There being no limitation over in the instant will, the familiar principle comes into play that where there is a devise in general terms, coupled with the absolute power of disposition, and there is no limitation *Page 93 over, the estate is deemed to be in fee. This is in fact the rule specially laid down in section 11879, O. S. 1931, if the power of disposition is not accompanied by any trust. See, also, Watkins v. French, infra; McNutt v. McComb, 61 Kan. 25, 58 P. 965.

The plaintiff in error also complains of the admission of the testimony of witnesses narrating oral declarations of the testator concerning his intention at the time of making the will. This is of course forbidden, and the evidence should not have been admitted. Section 1580, O. S. 1931; Riley v. Collier,111 Okla. 130, 238 P.2d 491; Spaniard v. Tantom,131 Okla. 75, 267 P. 623; In re Revard's Estate, 178 Okla. 524,63 P.2d 973, 975.

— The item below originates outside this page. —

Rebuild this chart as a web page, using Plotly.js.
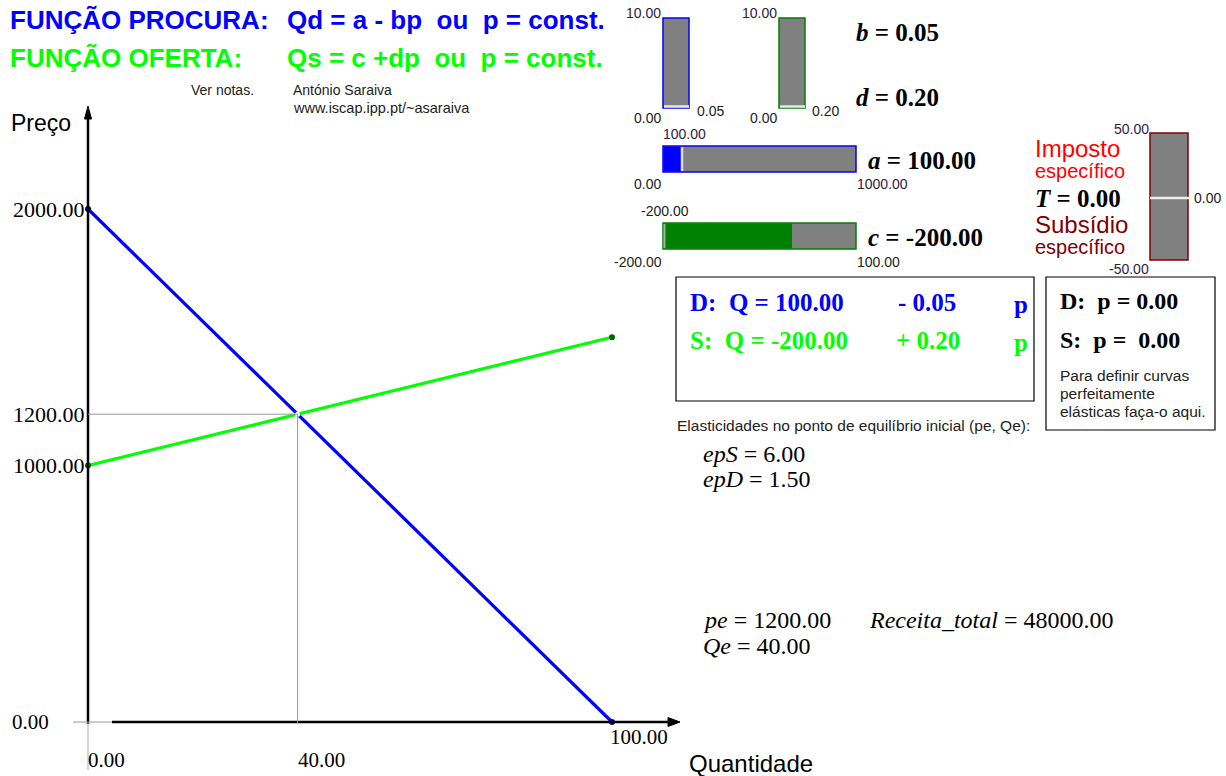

The defendants in error cite language from Watkins v. French,149 Okla. 205, 299 P. 900, 76 A. L. R. 1146, as authority for the argument that the rule that when a will once gives a fee-simple title, a subsequent contradictory provision must fail, is not applied in these days when from the words used such rule would go counter to the intention of the testator. But we must remember that the intention of the testator is itself the issue here, and that there is no justification for the assumption that the testator intended to vest a remainderman's interest in the children, regardless of whether he intended to vest his widow with a life estate, on the one hand, or fee-simple, on the other. Even if he in fact had that intention, and unintentionally or inadvertently failed to express it, we are not authorized to supply it unless it appears from the face of the will, which it does not. Accordingly, and in harmony with the settled rules of construction, it is our duty to reverse the judgment and remand the cause, with directions to enter judgment in accordance with the views herein expressed, and it is so ordered.

OSBORN, C. J., BAYLESS, V. C. J., and BUSBY and GIBSON, JJ., concur.